If it is your assertion that this issue is fixed in a later release, than closing the case is probably fine. As an aside, can you provide a link to some information about the process of upgrading from 14.x to 17.x through 15/16.x? Namely, if our slurmdbd is currently 16.05, can we upgrade the 14.x slurmctld's to 16.05, and then do the 14.x slurmd's in batches? Would we be fools to try to do this while keeping the cluster up? Any chance we could get some guidance on such an upgrade in general? (I'm happy to move that conversation out of this case, though.)
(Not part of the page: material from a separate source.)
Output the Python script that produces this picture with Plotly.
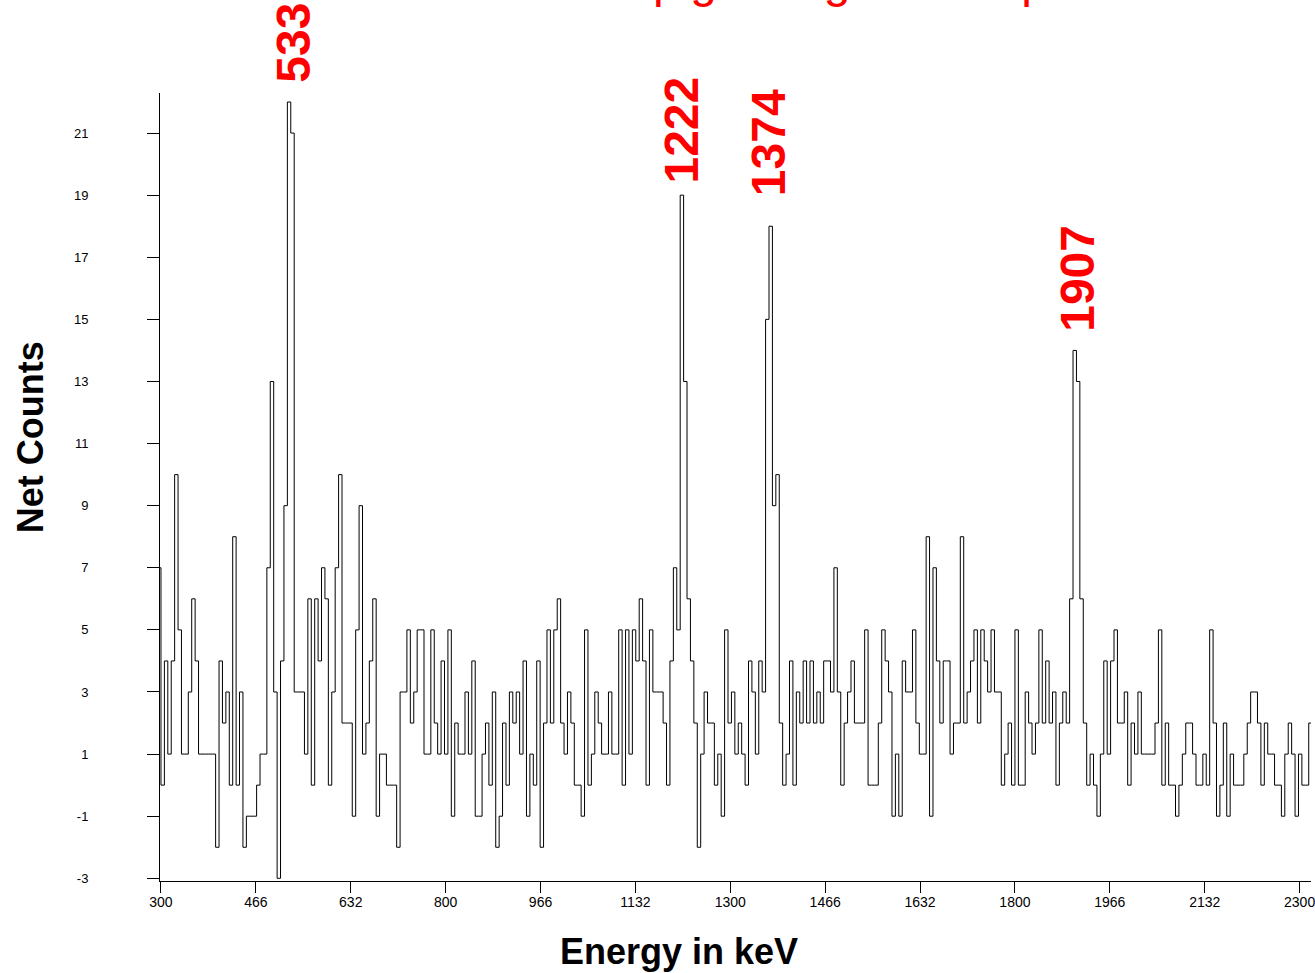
import numpy as np
import plotly.graph_objects as go

# ---------------- data ----------------
bin_width_kev = 6.0
first_bin_kev = 294.0

counts_pre = [7]
counts_300_534 = [0, 4, 1, 4, 10, 5, 1, 1, 3, 6, 4, 1, 1, 1, 1, 1, -2, 4, 2, 3,
                  0, 8, 0, 3, -2, -1, -1, -1, 0, 1, 1, 7, 13, 3, -3, 4, 9, 22, 21]
counts_534_1212 = [3, 3, 3, 1, 6, 0, 6, 4, 7, 6, 0, 3, 7, 10, 2, 2, 2, -1, 5, 9,
                   1, 2, 4, 6, -1, 1, 1, 0, 0, 0, -2, 3, 3, 5, 2, 3, 5, 5, 1, 1,
                   5, 2, 1, 4, 1, 5, -1, 2, 1, 1, 3, 1, 4, -1, -1, 1, 2, 0, 3, -2,
                   -1, 2, 0, 3, 2, 3, 1, 4, -1, 1, 0, 4, -2, 2, 5, 2, 5, 6, 2, 1,
                   3, 2, 0, 0, -1, 5, 0, 1, 3, 2, 1, 1, 3, 1, 1, 5, 0, 5, 1, 5,
                   4, 6, 4, 0, 5, 3, 3, 3, 2, 0, 4, 7, 5]
counts_1212_end = [19, 13, 6, 4, 2, -2, 1, 3, 2, 2, 0, 1, -1, 5, 2, 3, 1, 2, 1, 0,
                   4, 3, 1, 4, 3, 15, 18, 9, 10, 2, 0, 1, 4, 0, 3, 2, 4, 2, 4, 2,
                   3, 2, 4, 4, 3, 7, 3, 0, 2, 3, 4, 2, 2, 2, 5, 0, 0, 0, 2, 5,
                   4, 3, -1, 1, -1, 4, 3, 3, 5, 2, 1, 1, 8, -1, 7, 4, 2, 4, 4, 1,
                   2, 2, 8, 2, 3, 4, 5, 2, 5, 4, 3, 5, 3, 3, 0, 1, 2, 0, 5, 0,
                   0, 3, 2, 1, 2, 5, 2, 4, 2, 3, 0, 2, 3, 2, 6, 14, 13, 6, 2, 0,
                   1, 0, -1, 1, 4, 1, 4, 5, 2, 2, 3, 0, 2, 1, 3, 1, 1, 1, 1, 2,
                   5, 0, 2, 0, 0, -1, 0, 1, 2, 2, 1, 0, 0, 1, 0, 5, 2, -1, 0, 2,
                   -1, 1, 0, 0, 0, 1, 2, 3, 3, 2, 0, 2, 1, 1, 0, 0, -1, 1, 2, 1,
                   -1, 1, 0, 0, 2]

peak_energies = [533, 1222, 1374, 1907]
peak_labels = ["533", "1222", "1374", "1907"]

x_tick_values = [300 + i * 2000 / 12 for i in range(13)]
x_tick_labels = ["300", "466", "632", "800", "966", "1132", "1300", "1466",
                 "1632", "1800", "1966", "2132", "2300"]
y_tick_values = list(range(-3, 22, 2))
y_tick_labels = [str(v) for v in y_tick_values]

title_text = "pig iron gamma spectrum"
x_title = "Energy in keV"
y_title = "Net Counts"

# label placement tweaks (pixels) – styling only
label_gap_px = [17, 10, 28, 17]
label_dx_px = [-1, -4, -4, 2]

# ---------------- build figure ----------------
counts = np.array(counts_pre + counts_300_534 + counts_534_1212 + counts_1212_end, dtype=float)
edges = first_bin_kev + np.arange(len(counts) + 1) * bin_width_kev
step_y = np.append(counts, counts[-1])

fig = go.Figure()
fig.add_trace(go.Scatter(
    x=edges, y=step_y, mode="lines",
    line=dict(shape="hv", color="black", width=1),
    hoverinfo="skip", showlegend=False,
))

annotations = []
for e, lab, gap, dx in zip(peak_energies, peak_labels, label_gap_px, label_dx_px):
    window = (edges[:-1] >= e - 18) & (edges[:-1] <= e + 6)
    top = counts[window].max()
    annotations.append(dict(
        x=e, y=top, xref="x", yref="y", yshift=gap, xshift=dx, text=lab,
        showarrow=False, textangle=-90, xanchor="center", yanchor="bottom",
        font=dict(family="Liberation Sans", size=48, color="red", weight="bold"),
    ))

annotations.append(dict(
    x=0.4264, y=1.0, xref="paper", yref="paper", yanchor="bottom", xanchor="left",
    yshift=84, text=title_text, showarrow=False,
    font=dict(family="Liberation Sans", size=48, color="red"),
))
annotations.append(dict(
    x=0.4511, y=-0.0889, xref="paper", yref="paper", xanchor="center", yanchor="middle",
    text=x_title, showarrow=False,
    font=dict(family="Liberation Sans", size=36, color="black", weight="bold"),
))
annotations.append(dict(
    x=-0.1126, y=0.5637, xref="paper", yref="paper", xanchor="center", yanchor="middle",
    text=y_title, showarrow=False, textangle=-90,
    font=dict(family="Liberation Sans", size=36, color="black", weight="bold"),
))

fig.update_layout(
    width=1315, height=973,
    margin=dict(l=160, r=0, t=93, b=92, pad=0),
    paper_bgcolor="white", plot_bgcolor="white",
    annotations=annotations,
    showlegend=False,
    xaxis=dict(
        range=[298.3, 2320.0], showgrid=False, zeroline=False,
        showline=True, linecolor="black", linewidth=1,
        ticks="outside", ticklen=11, tickcolor="black", tickwidth=1,
        tickvals=x_tick_values, ticktext=x_tick_labels,
        ticklabeloverflow="allow", ticklabelstandoff=-3,
        tickfont=dict(family="Liberation Sans", size=14, color="black"),
    ),
    yaxis=dict(
        range=[-3.087, 22.29], showgrid=False, zeroline=False,
        showline=True, linecolor="black", linewidth=1,
        ticks="outside", ticklen=12, tickcolor="black", tickwidth=1,
        tickvals=y_tick_values, ticktext=y_tick_labels,
        ticklabelstandoff=56,
        tickfont=dict(family="Liberation Sans", size=13, color="black"),
    ),
)

fig.write_html(
    "out.html",
    config={"displayModeBar": False},
    post_script="document.body.style.margin='0';document.body.style.overflow='hidden';",
)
(In reply to Jonathon Anderson from comment #31) > If it is your assertion that this issue is fixed in a later release, than > closing the case is probably fine. > > As an aside, can you provide a link to some information about the process of > upgrading from 14.x to 17.x through 15/16.x? Namely, if our slurmdbd is > currently 16.05, can we upgrade the 14.x slurmctld's to 16.05, and then do > the 14.x slurmd's in batches? Would we be fools to try to do this while > keeping the cluster up? Any chance we could get some guidance on such an > upgrade in general? (I'm happy to move that conversation out of this case, > though.) Yes, the upgrade docs are found here https://slurm.schedmd.com/quickstart_admin.html#upgrade I would upgrade the Note 14.03 would need to upgrade to 15.08 first whereas 14.11 could go to 16.05. Since both 15.08 and 16.05 can talk to a 17.02 slurmdbd that shouldn't really be an issue. Your idea of having the slurmctld running 16.05 and the slurmd's still be 14.11 (assuming 14.11 is the version you have) and update them in batches should work fine. People do hot upgrades all the time. The main issue is order, meaning always make sure the slurmdbd is the highest version, followed by the slurmctld, then the slurmds. Note a 14.11 slurmstepd can still talk to a 16.05 slurmd, so running jobs should persist. I would try this out on a test system to raise your confidence. Once you get the hang of it you should be able to down Slurm (with running jobs) upgrade everything and restart the daemons resulting in new Slurm running everywhere with no job loss. If you would like more help on the matter I agree a new case would be a better idea just so we don't muddy the waters on this bug. Hopefully the webpage will help make it easier. Following those directly should provide a very safe way to update.
As noted, this issue should be fixed in 17.02.7. Please reopen if anything further is needed on this topic.